What the research actually shows

Women don’t spend more irrationally than men. What they do, overwhelmingly, is earn less and invest less — and these two gaps compound over a lifetime.

The gender pay gap is real and well-documented. But the gender investing gap is less discussed and arguably more damaging. Studies consistently show that women are far less likely to have investment portfolios, and when they do invest, they often keep a disproportionate share in cash.

The result? Women accumulate significantly less wealth over their lifetimes — not because of shoes, but because of a system that paid them less, expected them to be financially dependent, and never taught them how wealth actually compounds.

The real culprits

1. Financial education was never designed for us

Traditional personal finance education was built for, and largely by, men. The assumption embedded in most of it is that you have a stable, growing income and a spouse handling household expenses. It treats women as edge cases or afterthoughts.

2. We were taught to be financially cautious — not financially ambitious

Women are routinely steered toward “safe” options: savings accounts, bonds, conservative funds. Men are handed advice about building wealth. The language is entirely different, and it shapes outcomes.

3. Dependence was normalized

We absorbed the idea — through culture, family, media — that it’s okay to let someone else handle the money. That wanting financial independence is somehow aggressive or unfeminine. This is one of the most damaging ideas we were ever handed.

What actually changes things

Understanding the problem is step one. Acting on that understanding is everything else.

The women I’ve seen radically transform their financial situations share a few things in common:

  • They stopped treating money as something that happens to them and started treating it as something they direct
  • They prioritized income growth over expense restriction
  • They started investing — however small the amount — before they felt “ready”
  • They stopped waiting for permission

None of these are personality traits. They’re learnable behaviors. They’re skills.

Where to start

If you’re reading this and recognizing yourself in some of what I’ve described, here’s what I’d suggest:

  1. Get clear on your actual numbers. Not an approximation. Your exact income, your exact outgoings, your exact net worth. You can’t navigate from a blurry map.

  2. Open an investment account. Today, if you haven’t already. Even if you don’t fund it immediately.
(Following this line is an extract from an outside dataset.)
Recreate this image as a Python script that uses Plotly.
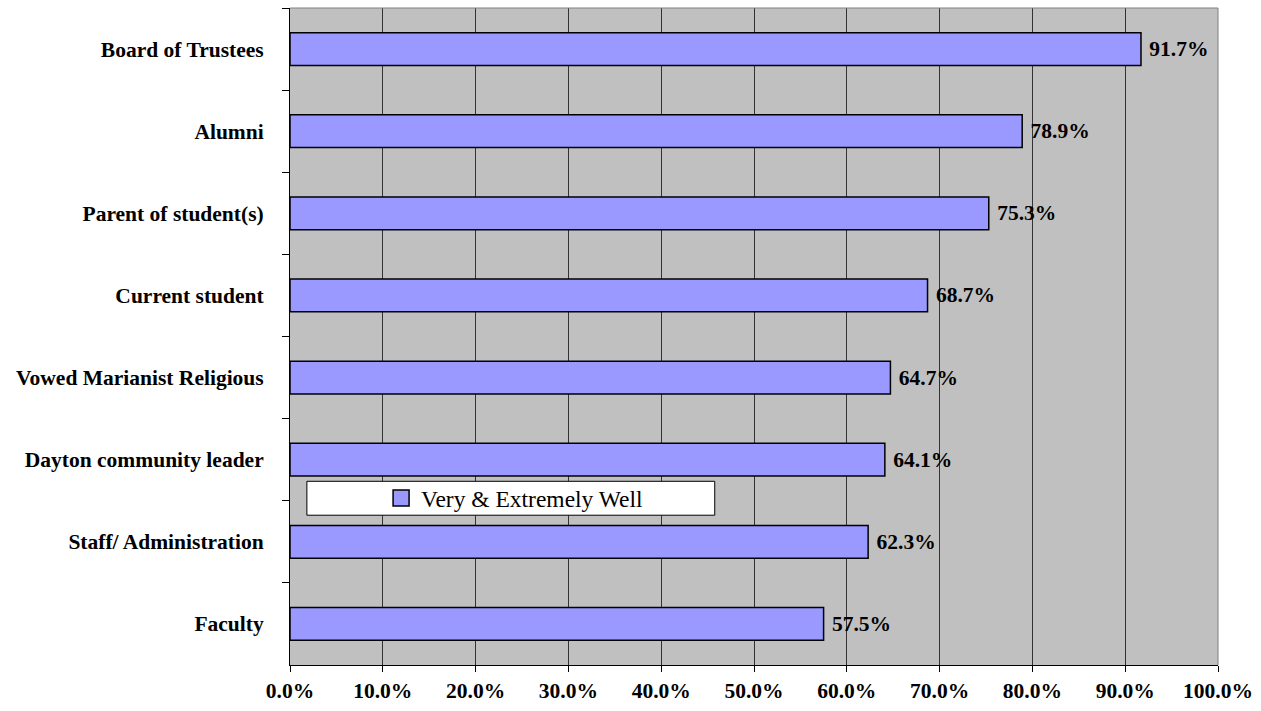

The act of opening it is a commitment.

  3. Stop waiting until you understand everything. You don’t need a finance degree. You need to start and learn as you go. The cost of waiting is real — every month you delay is a month of compound growth you can’t get back.

The conversation about women and money needs to shift from “why can’t women manage their spending” to “why were women systematically excluded from wealth-building education?” When we ask the right question, we get useful answers.

You’re not broke because of your choices. You’re broke because of what you were never taught. But that’s something you can change — starting right now.